Грозно крикнул покрытый бородавками эсесовский начальник отделения.
-А теперь тебя следует пометить. Этот знак ты будешь носить вечно.
Человекообразный трутень в маске и в зеленом халате вышел из-за зеркал. Он достал трубку с подобием печати.
- Сейчас сделаем тебе пуанцовку. Эти цифры твой номер - 01352598500. Под ним ты и будешь проходить как заключенный. Дай сюда свою руку.
Перепуганный Владимир, глядя на раскаленное железо, наоборот спрятал ее за спину. Тогда двое верзил-эсесовцев силой вывернули конечность и протянули палачу. Тот капнул на руку спирту, а затем прижег ее. Мальчишка кричал и дергался, но его держали в железных тисках. Наконец пылающую сталь отняли, и он обмяк, едва не потеряв сознание от боли.
-Под ледяной душ его, пускай отойдет.
Владимира сполоснули ледяной водой. Пробрало так, что стали отбивать барабанную дробь зубы, но стало не много свободнее. Кажущиеся бесконечными процедуры оформления подошли к концу.
Пчела в белом халате пообещала:
-Теперь тебе выдадут казенную одежду.
Мальчишка вздохнул с облегчением, неприятно все время ходить голым, особенно в присутствии фашистских бесстыжих самок, да и трясет от холода.
Вот люди в черных мундирах принесли сверток, грубо швырнув Владимиру робу. Короткие, выше колен, грязно белые с синюю полоску штаны, точнее шорты, подпоясанные веревкой и такая же, типичная для киношных зеков, полосатая рубашка с рукавами по бицепсы. И такое рваное облачение, возможно даже снятое с трупа, с выдранными пуговицами.
У Владимира хватило мужества спросить:
-И это все?
Массивная эсесовская харя в белом халате, противно хихикнула:
-Конечно все! А больше малолетнему преступнику не полагается.
Владимир нервно потер друг об друга зудящие, розовые пятки:
-А ботинки? Я что, босиком буду.
Эсесовская тварь снисходительно объяснила:
-Ты преступник и должен каяться, а согласно закону все несовершеннолетние правонарушители обязаны ходить босыми, не взирая на пору года. - И самка из СС подмигнула. - А на этой планете ,вы все люди не арийской расы на веки веков остаетесь неполноценными!
Ноги у мальчишки-малолетки уже начали стыть, тут уже другой, хотя и закавказский климат, но стоит ночь и холодно. Тогда он с тревогой спросил:
-А если я простыну?
-Дубинка вылечит! - И уже охранник-эсесовец вновь с оттяжкой врезал по голой попе. - Одевайся быстрее, шкет.
Владимир дернулся, постанывая, кожу саднило, кое-как оделся, затянул пояс. На мальчика надели наручники, затем его отвели в комнату ожидания.

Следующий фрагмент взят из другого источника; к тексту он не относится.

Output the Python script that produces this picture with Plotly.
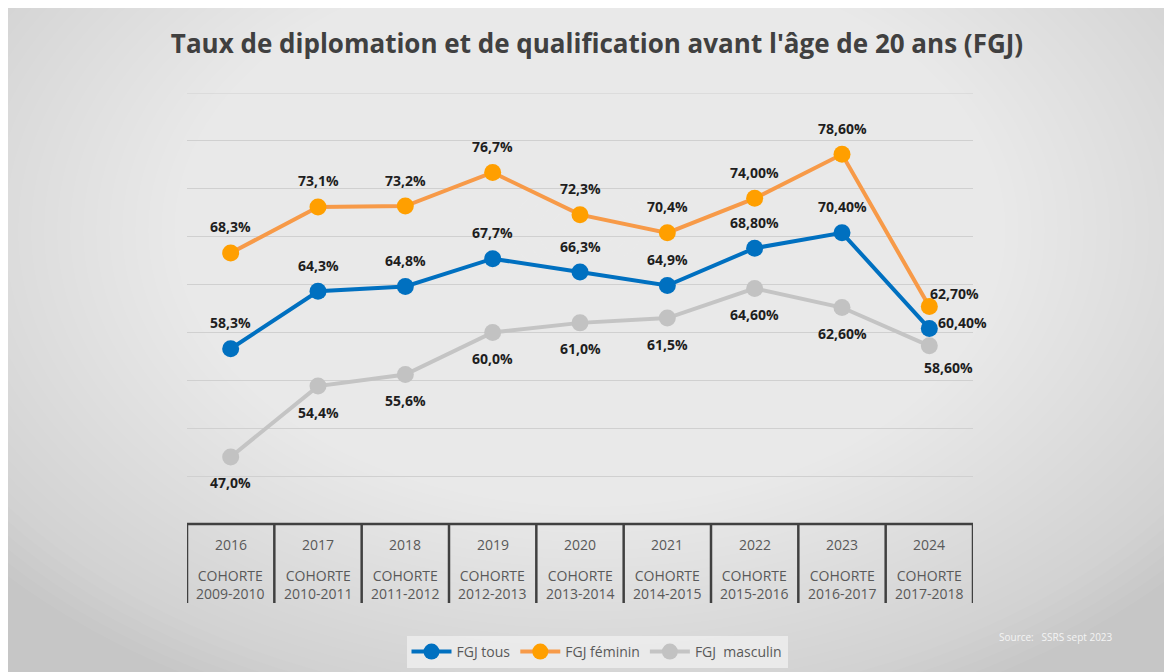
import plotly.graph_objects as go

# ---------------- data ----------------
years = ["2016", "2017", "2018", "2019", "2020", "2021", "2022", "2023", "2024"]
cohorts = ["2009-2010", "2010-2011", "2011-2012", "2012-2013", "2013-2014",
           "2014-2015", "2015-2016", "2016-2017", "2017-2018"]
fgj_tous = [58.3, 64.3, 64.8, 67.7, 66.3, 64.9, 68.8, 70.4, 60.4]
fgj_feminin = [68.3, 73.1, 73.2, 76.7, 72.3, 70.4, 74.0, 78.6, 62.7]
fgj_masculin = [47.0, 54.4, 55.6, 60.0, 61.0, 61.5, 64.6, 62.6, 58.6]
lbl_tous = ["58,3%", "64,3%", "64,8%", "67,7%", "66,3%", "64,9%", "68,80%", "70,40%", "60,40%"]
lbl_feminin = ["68,3%", "73,1%", "73,2%", "76,7%", "72,3%", "70,4%", "74,00%", "78,60%", "62,70%"]
lbl_masculin = ["47,0%", "54,4%", "55,6%", "60,0%", "61,0%", "61,5%", "64,60%", "62,60%", "58,60%"]
y_ticks = [45, 50, 55, 60, 65, 70, 75, 80, 85]
y_min, y_max = 40, 85

title = "Taux de diplomation et de qualification avant l'âge de 20 ans (FGJ)"
source = "Source:   SSRS sept 2023"

# ---------------- geometry helpers (page pixels; page has an 8px body margin) ----------------
OFF = 8
W, H = 1172, 672
L, R, T, B = 187, 973, 93, 524  # plot area in page pixels


def px(x):
    return (x - L) / (R - L)


def py(y):
    return (B - y) / (B - T)


FONT = "Open Sans"
x_idx = list(range(len(years)))
n = len(years)

BLUE = "#0070C0"
ORANGE_L = "#F79A48"
ORANGE_M = "#FF9F00"
GREY_L = "#C4C4C4"
GREY_M = "#C2C2C2"
GRID = "#d0d0d0"

fig = go.Figure()
fig.add_trace(go.Scatter(x=x_idx, y=fgj_tous, name="FGJ tous", mode="lines+markers",
                         line=dict(color=BLUE, width=4),
                         marker=dict(color=BLUE, size=17)))
fig.add_trace(go.Scatter(x=x_idx, y=fgj_feminin, name="FGJ féminin", mode="lines+markers",
                         line=dict(color=ORANGE_L, width=4),
                         marker=dict(color=ORANGE_M, size=17)))
fig.add_trace(go.Scatter(x=x_idx, y=fgj_masculin, name="FGJ  masculin", mode="lines+markers",
                         line=dict(color=GREY_L, width=4),
                         marker=dict(color=GREY_M, size=17)))

shapes = []
# radial gradient made of stacked translucent ellipses
cx, cy = 590, 230
RX, RY = 780, 520
N = 60
for k in range(N):
    f = 1 - k / N
    shapes.append(dict(type="circle", xref="paper", yref="paper", layer="below",
                       x0=px(cx - RX * f), x1=px(cx + RX * f),
                       y0=py(cy + RY * f), y1=py(cy - RY * f),
                       fillcolor="rgba(255,255,255,0.042)", line=dict(width=0)))

# top gridline at the edge of the range
shapes.append(dict(type="line", xref="x", yref="y", x0=-0.5, x1=n - 0.5,
                   y0=y_ticks[-1], y1=y_ticks[-1], layer="below",
                   line=dict(color=GRID, width=1)))

# category table
TABLE_BOTTOM = 603
for i in range(n + 1):
    shapes.append(dict(type="line", xref="x", yref="paper", x0=i - 0.5, x1=i - 0.5,
                       y0=py(TABLE_BOTTOM), y1=0, line=dict(color="#404040", width=2.5)))
shapes.append(dict(type="line", xref="x", yref="paper", x0=-0.5, x1=n - 0.5,
                   y0=0, y1=0, line=dict(color="#404040", width=2.5)))

annotations = []
TBL_FONT = dict(family=FONT, size=14, color="#595959")
for i in x_idx:
    annotations.append(dict(x=i, y=py(544), xref="x", yref="paper", text=years[i],
                            showarrow=False, font=TBL_FONT, yanchor="middle"))
    annotations.append(dict(x=i, y=py(584), xref="x", yref="paper",
                            text="COHORTE<br>" + cohorts[i],
                            showarrow=False, font=TBL_FONT, yanchor="middle"))

# data labels
LBL_FONT = dict(family=FONT, size=14, color="#1e1e1e", weight="bold")
for i in x_idx:
    last = i == n - 1
    annotations.append(dict(x=i, y=fgj_feminin[i], xref="x", yref="y", text=lbl_feminin[i],
                            showarrow=False, font=LBL_FONT, yanchor="middle",
                            xshift=25 if last else 0, yshift=13 if last else 26))
    annotations.append(dict(x=i, y=fgj_tous[i], xref="x", yref="y", text=lbl_tous[i],
                            showarrow=False, font=LBL_FONT, yanchor="middle",
                            xshift=33 if last else 0, yshift=6 if last else 26))
    annotations.append(dict(x=i, y=fgj_masculin[i], xref="x", yref="y", text=lbl_masculin[i],
                            showarrow=False, font=LBL_FONT, yanchor="middle",
                            xshift=19 if last else 0, yshift=-22 if last else -26))

annotations.append(dict(x=px(997), y=py(637), xref="paper", yref="paper", text=source,
                        showarrow=False, xanchor="left", yanchor="middle",
                        font=dict(family=FONT, size=10, color="#f4f4f4")))

fig.update_layout(
    width=W, height=H,
    margin=dict(l=L - OFF, r=W - (R - OFF), t=T - OFF, b=H - (B - OFF), pad=0),
    paper_bgcolor="#c6c6c6",
    plot_bgcolor="rgba(0,0,0,0)",
    title=dict(text=title, x=px(597), xref="paper", xanchor="center",
               y=1 - (44 - OFF) / H, yref="container", yanchor="middle",
               font=dict(family=FONT, size=26, color="#404040", weight="bold")),
    xaxis=dict(range=[-0.5, n - 0.5], showticklabels=False, showgrid=False,
               zeroline=False, showline=False, ticks=""),
    yaxis=dict(range=[y_min, y_max], tickvals=y_ticks, showticklabels=False, showgrid=True,
               gridcolor=GRID, gridwidth=1, zeroline=False, showline=False, ticks=""),
    showlegend=True,
    legend=dict(orientation="h", x=px(597), xanchor="center", y=py(652), yanchor="middle",
                bgcolor="rgba(236,236,236,0.9)", font=dict(family=FONT, size=14, color="#595959"),
                itemwidth=40, entrywidth=0),
    shapes=shapes,
    annotations=annotations,
)

fig.write_html("out.html")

Там Владимира поставили на колени, руки завели назад, присоединив запястья к лодыжкам. Так он и сидел в неудобной позе, дожидаясь окончательного решения своей участи. Коленки болели от бетонного пола, полуголые ноги закоченели. Теперь он тихо рыдал, ему было грустно и противно, все говорило, что он арестант, конченный для нормальной жизни человек. Ему уже никогда не вернуться на прежнюю Землю и не вырваться из сумасшедшего мира. Правильно видимо белокурая девочка сказала: война это ад! Теперь уже никак, беспросветный тупик! Вся его Владимира личность была растворена и уничтожена в дотошных тюремных процедурах. Наконец начальница отделения надзирательница, с серебристыми погонами, наконец добралась до его папки и произнесла.